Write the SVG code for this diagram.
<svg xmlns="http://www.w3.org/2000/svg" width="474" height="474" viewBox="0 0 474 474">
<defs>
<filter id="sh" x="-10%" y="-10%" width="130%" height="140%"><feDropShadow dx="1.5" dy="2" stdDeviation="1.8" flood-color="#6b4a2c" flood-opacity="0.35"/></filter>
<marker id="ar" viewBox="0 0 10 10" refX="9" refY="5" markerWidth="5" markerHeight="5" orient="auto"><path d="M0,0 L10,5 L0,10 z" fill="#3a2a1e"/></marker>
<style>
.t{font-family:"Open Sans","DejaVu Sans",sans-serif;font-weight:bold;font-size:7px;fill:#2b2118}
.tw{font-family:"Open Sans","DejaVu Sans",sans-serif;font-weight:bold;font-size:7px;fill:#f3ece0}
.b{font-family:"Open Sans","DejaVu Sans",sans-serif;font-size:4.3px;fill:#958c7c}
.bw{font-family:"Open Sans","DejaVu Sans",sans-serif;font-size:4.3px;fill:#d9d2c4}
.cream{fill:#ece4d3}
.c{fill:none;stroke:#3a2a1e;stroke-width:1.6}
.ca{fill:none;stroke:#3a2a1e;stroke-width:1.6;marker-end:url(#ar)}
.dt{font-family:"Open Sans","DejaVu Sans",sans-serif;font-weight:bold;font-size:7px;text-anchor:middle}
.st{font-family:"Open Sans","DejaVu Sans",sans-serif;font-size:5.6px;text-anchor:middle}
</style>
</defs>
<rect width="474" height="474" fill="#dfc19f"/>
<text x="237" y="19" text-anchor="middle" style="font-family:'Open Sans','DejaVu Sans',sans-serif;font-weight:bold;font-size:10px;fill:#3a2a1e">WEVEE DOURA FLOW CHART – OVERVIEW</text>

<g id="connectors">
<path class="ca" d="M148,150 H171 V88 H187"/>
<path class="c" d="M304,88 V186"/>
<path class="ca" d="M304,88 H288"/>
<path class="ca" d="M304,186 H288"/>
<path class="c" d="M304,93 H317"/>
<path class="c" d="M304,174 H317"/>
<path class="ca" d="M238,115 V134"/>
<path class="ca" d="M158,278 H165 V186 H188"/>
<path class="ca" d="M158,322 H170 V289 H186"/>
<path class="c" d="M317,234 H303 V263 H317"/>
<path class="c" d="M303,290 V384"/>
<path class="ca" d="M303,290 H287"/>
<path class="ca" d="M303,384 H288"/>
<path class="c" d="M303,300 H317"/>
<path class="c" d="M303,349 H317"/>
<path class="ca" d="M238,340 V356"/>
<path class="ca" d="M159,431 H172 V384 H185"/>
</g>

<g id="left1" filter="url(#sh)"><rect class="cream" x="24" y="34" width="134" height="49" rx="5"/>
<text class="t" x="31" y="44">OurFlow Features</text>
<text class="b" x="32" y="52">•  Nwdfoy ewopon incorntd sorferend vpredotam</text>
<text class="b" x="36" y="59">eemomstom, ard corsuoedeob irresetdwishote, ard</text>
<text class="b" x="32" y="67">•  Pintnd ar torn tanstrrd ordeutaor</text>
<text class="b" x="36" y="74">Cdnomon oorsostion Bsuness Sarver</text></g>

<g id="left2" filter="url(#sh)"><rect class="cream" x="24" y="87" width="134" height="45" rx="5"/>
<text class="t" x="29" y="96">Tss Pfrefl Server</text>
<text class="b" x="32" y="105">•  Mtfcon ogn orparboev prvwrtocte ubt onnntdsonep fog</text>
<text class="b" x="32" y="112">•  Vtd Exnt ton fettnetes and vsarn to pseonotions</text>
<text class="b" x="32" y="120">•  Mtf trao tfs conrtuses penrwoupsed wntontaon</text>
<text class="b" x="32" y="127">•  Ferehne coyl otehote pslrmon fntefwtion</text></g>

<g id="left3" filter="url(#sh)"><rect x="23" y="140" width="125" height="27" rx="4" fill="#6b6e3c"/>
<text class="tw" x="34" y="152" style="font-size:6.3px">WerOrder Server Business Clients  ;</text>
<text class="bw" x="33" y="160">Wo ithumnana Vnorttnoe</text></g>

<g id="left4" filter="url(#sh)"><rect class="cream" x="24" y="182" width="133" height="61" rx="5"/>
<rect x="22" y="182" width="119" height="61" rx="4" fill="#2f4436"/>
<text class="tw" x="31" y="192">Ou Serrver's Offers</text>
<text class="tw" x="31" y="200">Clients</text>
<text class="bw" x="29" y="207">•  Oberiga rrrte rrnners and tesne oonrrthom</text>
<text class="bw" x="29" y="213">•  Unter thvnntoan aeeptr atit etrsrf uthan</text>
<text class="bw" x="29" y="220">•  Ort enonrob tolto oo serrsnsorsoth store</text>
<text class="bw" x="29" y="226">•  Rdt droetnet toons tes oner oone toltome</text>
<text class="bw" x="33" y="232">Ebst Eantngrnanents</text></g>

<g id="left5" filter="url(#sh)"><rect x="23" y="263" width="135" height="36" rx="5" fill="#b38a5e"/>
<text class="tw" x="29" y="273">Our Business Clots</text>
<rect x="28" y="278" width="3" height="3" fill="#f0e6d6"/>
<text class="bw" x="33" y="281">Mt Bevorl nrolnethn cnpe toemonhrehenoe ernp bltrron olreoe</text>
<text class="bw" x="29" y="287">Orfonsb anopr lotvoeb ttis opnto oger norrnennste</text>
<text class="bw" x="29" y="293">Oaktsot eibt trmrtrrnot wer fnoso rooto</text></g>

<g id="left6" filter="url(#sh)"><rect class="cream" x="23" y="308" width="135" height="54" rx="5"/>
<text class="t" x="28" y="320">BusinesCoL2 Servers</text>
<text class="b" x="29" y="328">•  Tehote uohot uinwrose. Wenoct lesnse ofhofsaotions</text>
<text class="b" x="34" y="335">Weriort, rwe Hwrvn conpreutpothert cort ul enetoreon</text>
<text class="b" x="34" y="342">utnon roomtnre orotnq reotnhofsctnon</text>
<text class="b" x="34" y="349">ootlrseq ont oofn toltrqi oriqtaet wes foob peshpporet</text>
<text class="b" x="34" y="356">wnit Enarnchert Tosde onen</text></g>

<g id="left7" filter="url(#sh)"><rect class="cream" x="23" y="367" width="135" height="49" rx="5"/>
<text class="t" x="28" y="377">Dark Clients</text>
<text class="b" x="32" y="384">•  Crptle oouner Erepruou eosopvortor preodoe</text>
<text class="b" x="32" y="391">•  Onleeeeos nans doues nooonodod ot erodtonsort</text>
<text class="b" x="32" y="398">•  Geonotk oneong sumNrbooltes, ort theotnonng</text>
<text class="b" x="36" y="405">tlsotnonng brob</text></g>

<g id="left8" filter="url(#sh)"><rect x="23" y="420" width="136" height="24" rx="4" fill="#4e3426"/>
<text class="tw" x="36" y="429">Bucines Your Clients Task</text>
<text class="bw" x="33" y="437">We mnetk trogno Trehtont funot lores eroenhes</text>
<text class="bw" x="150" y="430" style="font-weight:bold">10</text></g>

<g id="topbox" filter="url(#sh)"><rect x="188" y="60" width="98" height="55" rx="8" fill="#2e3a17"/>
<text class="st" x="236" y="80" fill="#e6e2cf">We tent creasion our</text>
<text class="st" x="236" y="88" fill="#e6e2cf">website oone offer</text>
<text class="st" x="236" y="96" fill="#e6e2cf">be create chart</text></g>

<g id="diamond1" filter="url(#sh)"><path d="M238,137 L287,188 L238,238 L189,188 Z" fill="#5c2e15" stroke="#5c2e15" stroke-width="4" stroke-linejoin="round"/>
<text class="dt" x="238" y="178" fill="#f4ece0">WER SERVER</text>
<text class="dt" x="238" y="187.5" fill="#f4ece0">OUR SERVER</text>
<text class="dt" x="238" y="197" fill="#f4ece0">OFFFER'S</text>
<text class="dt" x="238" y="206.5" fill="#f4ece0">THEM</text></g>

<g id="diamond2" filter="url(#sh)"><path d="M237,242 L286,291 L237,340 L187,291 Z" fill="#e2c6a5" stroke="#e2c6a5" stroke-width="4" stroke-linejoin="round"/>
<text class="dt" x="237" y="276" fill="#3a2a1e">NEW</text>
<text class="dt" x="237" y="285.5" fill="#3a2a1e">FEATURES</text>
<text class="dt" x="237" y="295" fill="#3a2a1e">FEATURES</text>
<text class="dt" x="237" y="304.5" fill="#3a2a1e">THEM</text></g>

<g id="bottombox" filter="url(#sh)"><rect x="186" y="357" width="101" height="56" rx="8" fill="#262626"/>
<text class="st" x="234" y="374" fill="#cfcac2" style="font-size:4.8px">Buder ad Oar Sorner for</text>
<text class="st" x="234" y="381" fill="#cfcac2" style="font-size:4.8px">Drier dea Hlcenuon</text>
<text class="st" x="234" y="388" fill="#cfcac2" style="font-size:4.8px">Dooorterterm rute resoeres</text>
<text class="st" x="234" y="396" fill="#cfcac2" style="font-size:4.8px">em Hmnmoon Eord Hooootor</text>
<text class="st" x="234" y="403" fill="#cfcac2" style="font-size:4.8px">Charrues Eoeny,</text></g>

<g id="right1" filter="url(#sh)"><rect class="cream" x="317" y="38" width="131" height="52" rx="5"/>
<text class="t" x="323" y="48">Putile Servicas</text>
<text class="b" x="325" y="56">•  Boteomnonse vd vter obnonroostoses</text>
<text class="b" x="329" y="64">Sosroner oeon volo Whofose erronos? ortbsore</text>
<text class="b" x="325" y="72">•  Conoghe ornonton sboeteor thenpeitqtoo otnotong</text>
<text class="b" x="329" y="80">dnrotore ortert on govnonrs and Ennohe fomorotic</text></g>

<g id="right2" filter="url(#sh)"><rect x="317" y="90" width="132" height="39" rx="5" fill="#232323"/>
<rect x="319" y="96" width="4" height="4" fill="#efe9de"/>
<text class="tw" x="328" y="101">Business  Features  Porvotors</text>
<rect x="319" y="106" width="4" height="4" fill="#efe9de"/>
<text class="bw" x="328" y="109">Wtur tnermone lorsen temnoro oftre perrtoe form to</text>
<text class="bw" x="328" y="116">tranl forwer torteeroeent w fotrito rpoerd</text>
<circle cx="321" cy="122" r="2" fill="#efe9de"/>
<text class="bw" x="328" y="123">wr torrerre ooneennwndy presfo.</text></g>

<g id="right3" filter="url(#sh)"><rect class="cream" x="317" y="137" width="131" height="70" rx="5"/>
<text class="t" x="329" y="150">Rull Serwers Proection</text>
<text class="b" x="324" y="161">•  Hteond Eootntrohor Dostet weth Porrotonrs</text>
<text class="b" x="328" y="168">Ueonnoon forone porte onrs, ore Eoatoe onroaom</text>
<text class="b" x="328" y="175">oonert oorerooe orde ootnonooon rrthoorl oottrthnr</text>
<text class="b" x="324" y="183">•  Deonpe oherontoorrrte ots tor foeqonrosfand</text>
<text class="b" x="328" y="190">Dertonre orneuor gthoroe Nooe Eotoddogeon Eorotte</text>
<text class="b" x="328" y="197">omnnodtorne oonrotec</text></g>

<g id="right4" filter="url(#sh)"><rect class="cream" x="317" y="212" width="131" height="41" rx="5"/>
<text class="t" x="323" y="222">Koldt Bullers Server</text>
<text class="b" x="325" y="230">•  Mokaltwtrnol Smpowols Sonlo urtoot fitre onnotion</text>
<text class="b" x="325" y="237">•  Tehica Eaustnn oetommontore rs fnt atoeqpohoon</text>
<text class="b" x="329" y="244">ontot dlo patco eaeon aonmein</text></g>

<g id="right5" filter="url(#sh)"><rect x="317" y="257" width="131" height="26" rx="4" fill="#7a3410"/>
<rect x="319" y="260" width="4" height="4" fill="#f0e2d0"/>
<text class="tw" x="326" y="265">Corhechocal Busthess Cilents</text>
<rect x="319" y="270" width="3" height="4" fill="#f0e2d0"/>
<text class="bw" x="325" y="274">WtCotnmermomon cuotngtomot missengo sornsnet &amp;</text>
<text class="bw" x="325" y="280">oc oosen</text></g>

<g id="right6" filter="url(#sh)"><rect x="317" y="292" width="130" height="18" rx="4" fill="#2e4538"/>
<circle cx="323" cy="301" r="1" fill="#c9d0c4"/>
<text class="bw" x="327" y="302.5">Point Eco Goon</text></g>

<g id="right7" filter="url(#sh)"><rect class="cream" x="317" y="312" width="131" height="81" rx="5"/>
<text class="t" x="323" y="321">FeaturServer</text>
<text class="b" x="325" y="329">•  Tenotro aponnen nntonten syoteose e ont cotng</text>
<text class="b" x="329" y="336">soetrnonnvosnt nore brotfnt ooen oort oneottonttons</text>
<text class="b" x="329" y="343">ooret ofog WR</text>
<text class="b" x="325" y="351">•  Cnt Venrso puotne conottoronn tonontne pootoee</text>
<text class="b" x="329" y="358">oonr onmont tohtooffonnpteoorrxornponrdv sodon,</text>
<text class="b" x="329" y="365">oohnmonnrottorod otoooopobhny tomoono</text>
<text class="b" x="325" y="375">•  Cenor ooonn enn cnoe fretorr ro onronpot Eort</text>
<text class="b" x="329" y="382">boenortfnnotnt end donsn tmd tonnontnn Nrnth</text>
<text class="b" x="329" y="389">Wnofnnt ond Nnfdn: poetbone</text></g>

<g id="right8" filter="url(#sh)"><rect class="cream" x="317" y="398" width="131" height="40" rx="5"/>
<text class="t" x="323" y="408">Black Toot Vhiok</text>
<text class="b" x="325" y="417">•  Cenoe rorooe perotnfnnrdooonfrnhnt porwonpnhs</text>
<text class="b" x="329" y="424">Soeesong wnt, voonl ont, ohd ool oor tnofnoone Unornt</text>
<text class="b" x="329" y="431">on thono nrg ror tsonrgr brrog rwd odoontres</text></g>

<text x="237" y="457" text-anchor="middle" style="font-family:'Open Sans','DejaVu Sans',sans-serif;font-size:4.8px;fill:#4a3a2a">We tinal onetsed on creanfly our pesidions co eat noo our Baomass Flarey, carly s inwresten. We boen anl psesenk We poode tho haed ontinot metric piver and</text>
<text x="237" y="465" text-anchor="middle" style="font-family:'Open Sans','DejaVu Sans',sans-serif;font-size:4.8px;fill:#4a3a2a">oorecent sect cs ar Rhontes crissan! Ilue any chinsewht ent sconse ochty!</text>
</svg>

◆ **DIRECTIONS**
Exactly repeat the lines running from the top of the listing to the line bearing "CHART – OVERVIEW</text>", both of those lines included, and only them.

◆ **RESPONSE TO THE EXERCISE**
Write the SVG code for this diagram.
<svg xmlns="http://www.w3.org/2000/svg" width="474" height="474" viewBox="0 0 474 474">
<defs>
<filter id="sh" x="-10%" y="-10%" width="130%" height="140%"><feDropShadow dx="1.5" dy="2" stdDeviation="1.8" flood-color="#6b4a2c" flood-opacity="0.35"/></filter>
<marker id="ar" viewBox="0 0 10 10" refX="9" refY="5" markerWidth="5" markerHeight="5" orient="auto"><path d="M0,0 L10,5 L0,10 z" fill="#3a2a1e"/></marker>
<style>
.t{font-family:"Open Sans","DejaVu Sans",sans-serif;font-weight:bold;font-size:7px;fill:#2b2118}
.tw{font-family:"Open Sans","DejaVu Sans",sans-serif;font-weight:bold;font-size:7px;fill:#f3ece0}
.b{font-family:"Open Sans","DejaVu Sans",sans-serif;font-size:4.3px;fill:#958c7c}
.bw{font-family:"Open Sans","DejaVu Sans",sans-serif;font-size:4.3px;fill:#d9d2c4}
.cream{fill:#ece4d3}
.c{fill:none;stroke:#3a2a1e;stroke-width:1.6}
.ca{fill:none;stroke:#3a2a1e;stroke-width:1.6;marker-end:url(#ar)}
.dt{font-family:"Open Sans","DejaVu Sans",sans-serif;font-weight:bold;font-size:7px;text-anchor:middle}
.st{font-family:"Open Sans","DejaVu Sans",sans-serif;font-size:5.6px;text-anchor:middle}
</style>
</defs>
<rect width="474" height="474" fill="#dfc19f"/>
<text x="237" y="19" text-anchor="middle" style="font-family:'Open Sans','DejaVu Sans',sans-serif;font-weight:bold;font-size:10px;fill:#3a2a1e">WEVEE DOURA FLOW CHART – OVERVIEW</text>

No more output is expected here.